_Exercise_
Pictures are not part of the copy. Retype the lines from the first one through the line that contains "const TEXT_STRETCH = 1.13;".

Start of Records provided

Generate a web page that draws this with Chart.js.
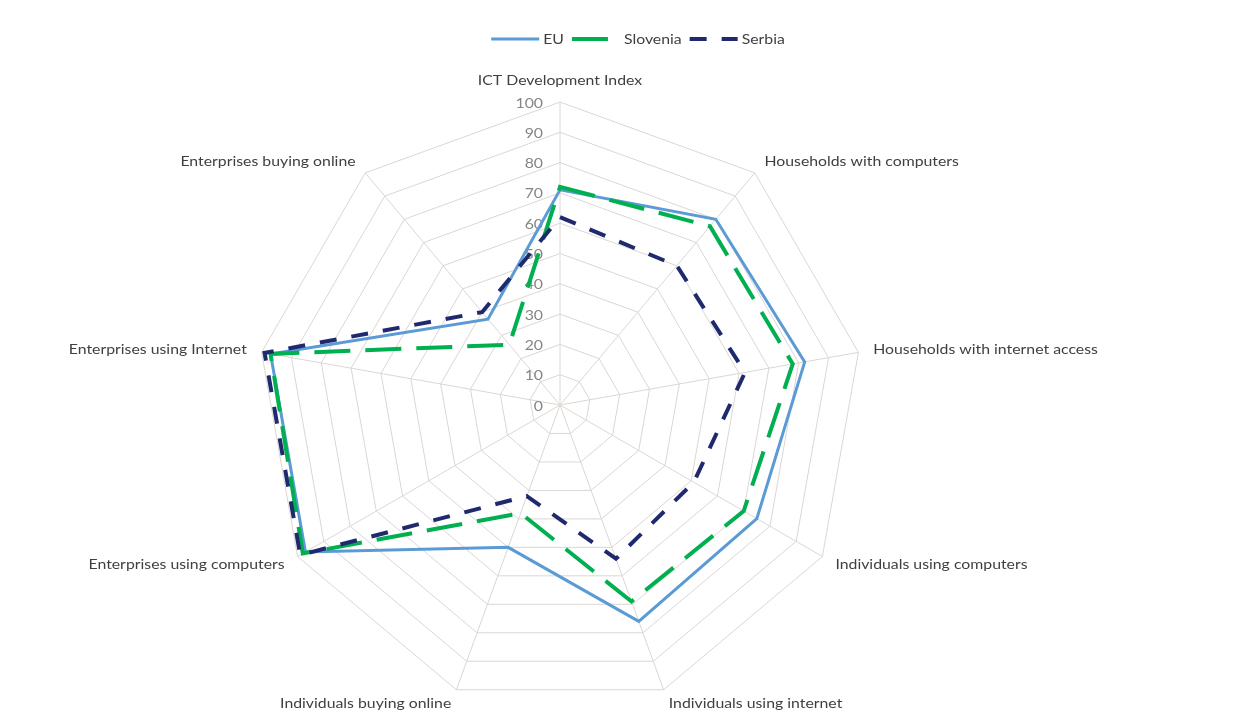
<!DOCTYPE html>
<html>
<head>
<meta charset="utf-8">
<title>ICT indicators: EU, Slovenia, Serbia</title>
<script src="https://cdn.jsdelivr.net/npm/chart.js@4.4.1/dist/chart.umd.min.js"></script>
<style>
  html, body { margin: 0; padding: 0; background: #ffffff; }
  #wrap { width: 1241px; height: 713px; position: relative; overflow: hidden; }
</style>
</head>
<body>
<div id="wrap"><canvas id="chart"></canvas></div>
<script>
// Indicators shown on the radar axes (clockwise from the top)
const categories = [
  'ICT Development Index',
  'Households with computers',
  'Households with internet access',
  'Individuals using computers',
  'Individuals using internet',
  'Individuals buying online',
  'Enterprises using computers',
  'Enterprises using Internet',
  'Enterprises buying online'
];

// Values per country (0–100)
const euValues       = [71, 80, 82, 75, 76, 50, 97, 97, 37];
const sloveniaValues = [72, 77, 78, 70, 69, 38, 98, 97, 26];
const serbiaValues   = [62, 60, 62, 51, 54, 32, 99, 99, 40];

// Radial axis tick labels
const tickValues = [0, 10, 20, 30, 40, 50, 60, 70, 80, 90, 100];

const FONT = 'Lato, "Open Sans", "DejaVu Sans", sans-serif';
const TEXT_COLOR = '#3f3f3f';
const TICK_COLOR = '#858585';
const GRID_COLOR = '#dcd6d2';
const TEXT_STRETCH = 1.13;   // slightly wide lettering

// draws one string with a horizontal stretch around its anchor point
function wideText(ctx, str, x, y) {
  ctx.save();
  ctx.translate(x, y);
  ctx.scale(TEXT_STRETCH, 1);
  ctx.fillText(str, 0, 0);
  ctx.restore();
}

// Tick labels, category labels and the legend row, placed from the radial scale
const radarText = {
  id: 'radarText',
  beforeDatasetsDraw(chart) {
    const r = chart.scales.r;
    const ctx = chart.ctx;
    ctx.save();
    ctx.font = '14px ' + FONT;
    ctx.fillStyle = TICK_COLOR;
    ctx.textAlign = 'right';
    ctx.textBaseline = 'middle';
    tickValues.forEach(v => {
      const d = r.getDistanceFromCenterForValue(v);
      wideText(ctx, String(v), r.xCenter - 17, r.yCenter - d + 1);
    });
    ctx.restore();
  },
  afterDraw(chart) {
    const r = chart.scales.r;
    const ctx = chart.ctx;
    ctx.save();
    ctx.font = '14px ' + FONT;
    ctx.fillStyle = TEXT_COLOR;

    // category labels just outside the outer ring
    categories.forEach((name, i) => {
      const p = r.getPointPosition(i, r.drawingArea + 15);
      const deg = Math.round(((p.angle + Math.PI / 2) * 180 / Math.PI + 360) % 360);
      if (deg === 0 || deg === 180) ctx.textAlign = 'center';
      else ctx.textAlign = deg < 180 ? 'left' : 'right';
      ctx.textBaseline = deg === 0 ? 'bottom' : 'middle';
      wideText(ctx, name, p.x, p.y);
    });

    // legend row
    const lineLen = 48, gapText = 4, spacing = 8, legendY = 39, legendCenter = 638;
    const items = chart.data.datasets.map(ds => ({ ds, w: ctx.measureText(ds.label).width * TEXT_STRETCH }));
    const total = items.reduce((s, it) => s + lineLen + gapText + it.w, 0) + spacing * (items.length - 1);
    let x = legendCenter - total / 2;
    ctx.textAlign = 'left';
    ctx.textBaseline = 'middle';
    items.forEach(it => {
      ctx.save();
      ctx.strokeStyle = it.ds.borderColor;
      ctx.lineWidth = it.ds.borderWidth;
      ctx.setLineDash(it.ds.borderDash || []);
      ctx.lineCap = 'butt';
      ctx.beginPath();
      ctx.moveTo(x, legendY);
      ctx.lineTo(x + lineLen, legendY);
      ctx.stroke();
      ctx.restore();
      wideText(ctx, it.ds.label, x + lineLen + gapText, legendY);
      x += lineLen + gapText + it.w + spacing;
    });
    ctx.restore();
  }
};

new Chart(document.getElementById('chart'), {
  type: 'radar',
  data: {
    labels: categories,
    datasets: [
      { label: 'EU', data: euValues, borderColor: '#5b9bd5', borderWidth: 3, order: 3 },
      { label: 'Slovenia', data: sloveniaValues, borderColor: '#00b050', borderWidth: 4, borderDash: [36, 15], order: 2 },
      { label: 'Serbia', data: serbiaValues, borderColor: '#1f2a6e', borderWidth: 4, borderDash: [17, 15], order: 1 }
    ]
  },
  options: {
    responsive: true,
    maintainAspectRatio: false,
    animation: false,
    layout: { padding: { top: 102, bottom: 5, left: 0, right: 121 } },
    elements: {
      line: { tension: 0, fill: false, borderJoinStyle: 'miter' },
      point: { radius: 0, hoverRadius: 0 }
    },
    plugins: {
      legend: { display: false },
      tooltip: { enabled: false }
    },
    scales: {
      r: {
        min: 0,
        max: 100,
        ticks: { stepSize: 10, display: false },
        grid: { color: GRID_COLOR, lineWidth: 1 },
        angleLines: { color: GRID_COLOR, lineWidth: 1 },
        pointLabels: { display: false }
      }
    }
  },
  plugins: [radarText]
});
</script>
</body>
</html>
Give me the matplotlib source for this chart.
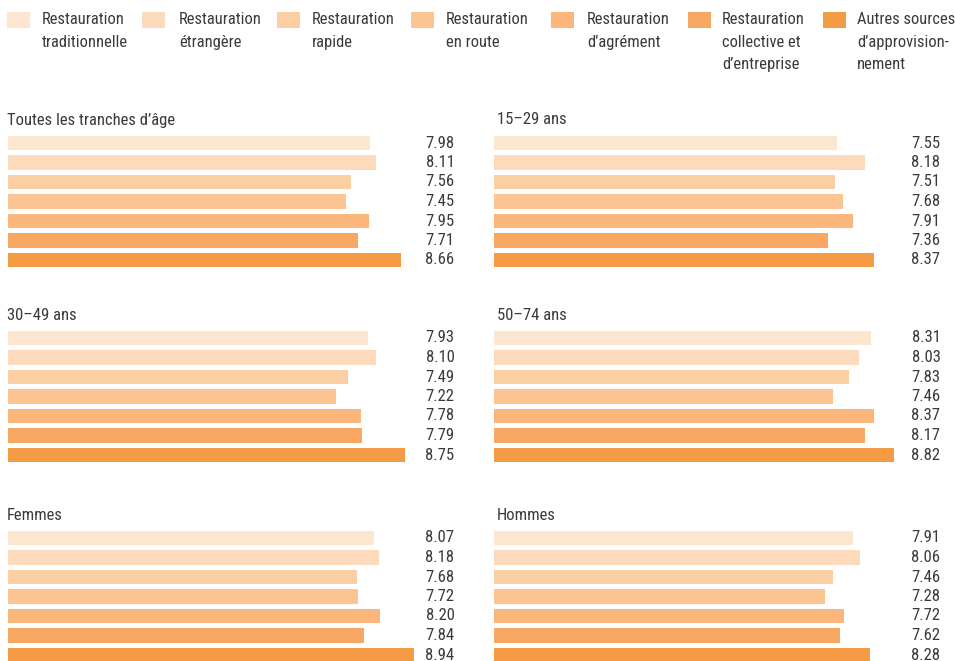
import matplotlib
matplotlib.use("Agg")
import matplotlib.pyplot as plt
from matplotlib.patches import Rectangle

W, H = 955, 661

legend_labels = [
    "Restauration\ntraditionnelle",
    "Restauration\nétrangère",
    "Restauration\nrapide",
    "Restauration\nen route",
    "Restauration\nd’agrément",
    "Restauration\ncollective et\nd’entreprise",
    "Autres sources\nd’approvision-\nnement",
]
colors = ["#fde6cf", "#fcdabb", "#fccea3", "#fbc492", "#fab67b", "#f8a862", "#f59a45"]

panel_titles = ["Toutes les tranches d’âge", "15–29 ans", "30–49 ans",
                "50–74 ans", "Femmes", "Hommes"]
toutes = [7.98, 8.11, 7.56, 7.45, 7.95, 7.71, 8.66]
ans_15_29 = [7.55, 8.18, 7.51, 7.68, 7.91, 7.36, 8.37]
ans_30_49 = [7.93, 8.10, 7.49, 7.22, 7.78, 7.79, 8.75]
ans_50_74 = [8.31, 8.03, 7.83, 7.46, 8.37, 8.17, 8.82]
femmes = [8.07, 8.18, 7.68, 7.72, 8.20, 7.84, 8.94]
hommes = [7.91, 8.06, 7.46, 7.28, 7.72, 7.62, 8.28]
panel_values = [toutes, ans_15_29, ans_30_49, ans_50_74, femmes, hommes]

plt.rcParams['font.family'] = ['Roboto Condensed', 'DejaVu Sans']
txt_color = "#3a3a3a"
FS = 12

fig = plt.figure(figsize=(W / 100, H / 100), dpi=100)

def fx(x):
    return x / W

def fy(y):
    return 1 - y / H

# Legend
patch_x = [7, 142, 277, 411, 551, 688, 823]
text_x = [42, 179, 312, 446, 587, 722, 857]
for px, tx, lab, col in zip(patch_x, text_x, legend_labels, colors):
    fig.add_artist(Rectangle((fx(px), fy(28)), 23 / W, 16 / H,
                             transform=fig.transFigure, color=col, lw=0))
    fig.text(fx(tx), fy(12), lab, ha="left", va="top", fontsize=11.9,
             color=txt_color, linespacing=1.64)

# Panels
col_left = [8, 494]
row_first_center = [143, 338, 538]
title_y = [120, 316, 516]
title_x = [7, 497]
spacing = 19.5
px_per_unit = 45.4
ax_w = 450

for i, (title, vals) in enumerate(zip(panel_titles, panel_values)):
    r, c = divmod(i, 2)
    top = row_first_center[r] - spacing / 2
    h = spacing * 7
    left = col_left[c]
    ax = fig.add_axes([fx(left), fy(top + h), ax_w / W, h / H])
    ypos = list(range(len(vals)))
    ax.barh(ypos, vals, height=0.72, color=colors, lw=0)
    ax.set_ylim(6.5, -0.5)
    ax.set_xlim(0, ax_w / px_per_unit)
    ax.axis("off")
    for y, v in zip(ypos, vals):
        ax.text(0.992, y, f"{v:.2f}", transform=ax.get_yaxis_transform(),
                ha="right", va="center", fontsize=FS, color=txt_color)
    fig.text(fx(title_x[c]), fy(title_y[r]), title, ha="left", va="center",
             fontsize=FS, color=txt_color)

fig.savefig("out.png", dpi=100)
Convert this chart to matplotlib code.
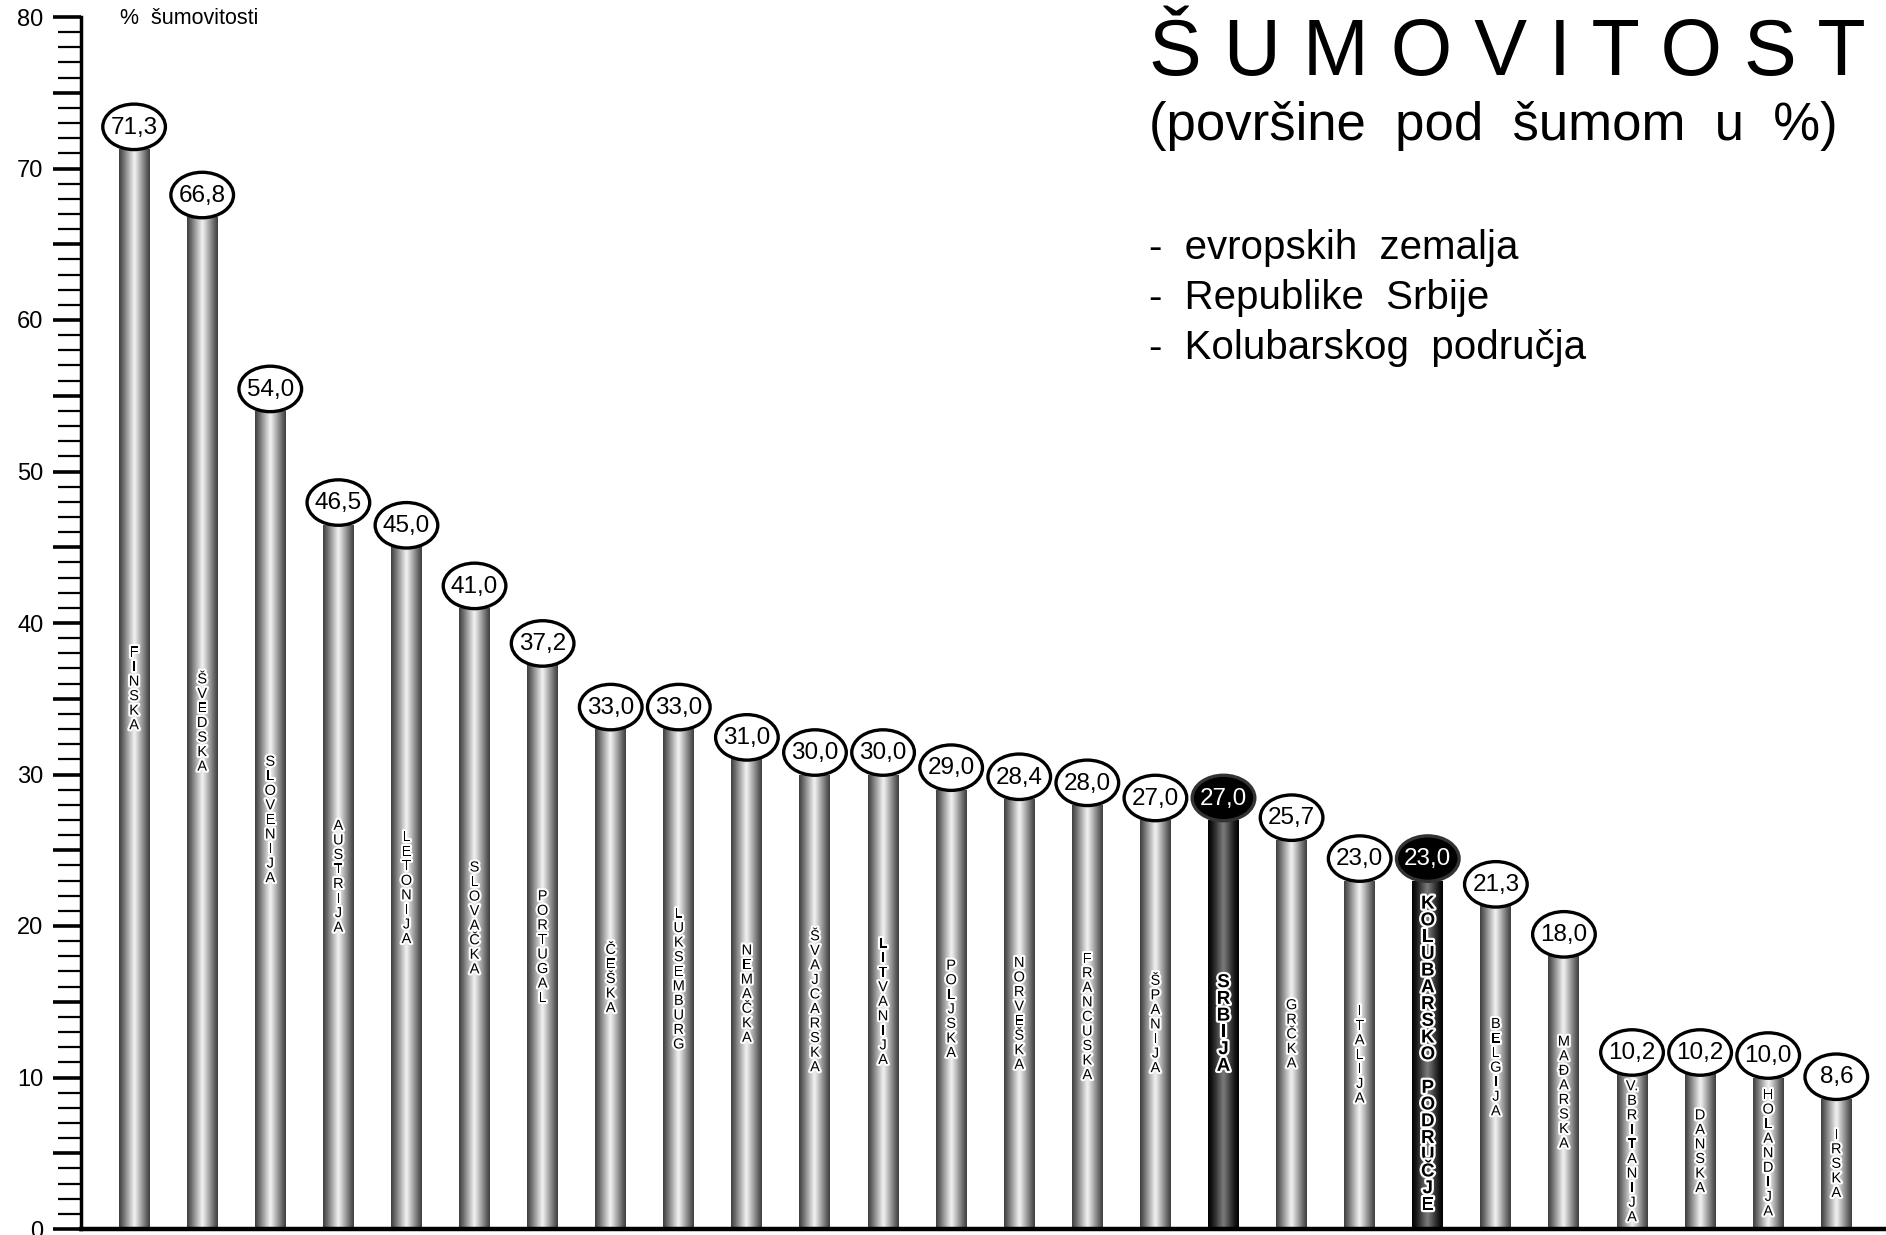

End of Records provided

_Solution for this exercise_
Generate a web page that draws this with Chart.js.
<!DOCTYPE html>
<html>
<head>
<meta charset="utf-8">
<title>ICT indicators: EU, Slovenia, Serbia</title>
<script src="https://cdn.jsdelivr.net/npm/chart.js@4.4.1/dist/chart.umd.min.js"></script>
<style>
  html, body { margin: 0; padding: 0; background: #ffffff; }
  #wrap { width: 1241px; height: 713px; position: relative; overflow: hidden; }
</style>
</head>
<body>
<div id="wrap"><canvas id="chart"></canvas></div>
<script>
// Indicators shown on the radar axes (clockwise from the top)
const categories = [
  'ICT Development Index',
  'Households with computers',
  'Households with internet access',
  'Individuals using computers',
  'Individuals using internet',
  'Individuals buying online',
  'Enterprises using computers',
  'Enterprises using Internet',
  'Enterprises buying online'
];

// Values per country (0–100)
const euValues       = [71, 80, 82, 75, 76, 50, 97, 97, 37];
const sloveniaValues = [72, 77, 78, 70, 69, 38, 98, 97, 26];
const serbiaValues   = [62, 60, 62, 51, 54, 32, 99, 99, 40];

// Radial axis tick labels
const tickValues = [0, 10, 20, 30, 40, 50, 60, 70, 80, 90, 100];

const FONT = 'Lato, "Open Sans", "DejaVu Sans", sans-serif';
const TEXT_COLOR = '#3f3f3f';
const TICK_COLOR = '#858585';
const GRID_COLOR = '#dcd6d2';
const TEXT_STRETCH = 1.13;   // slightly wide lettering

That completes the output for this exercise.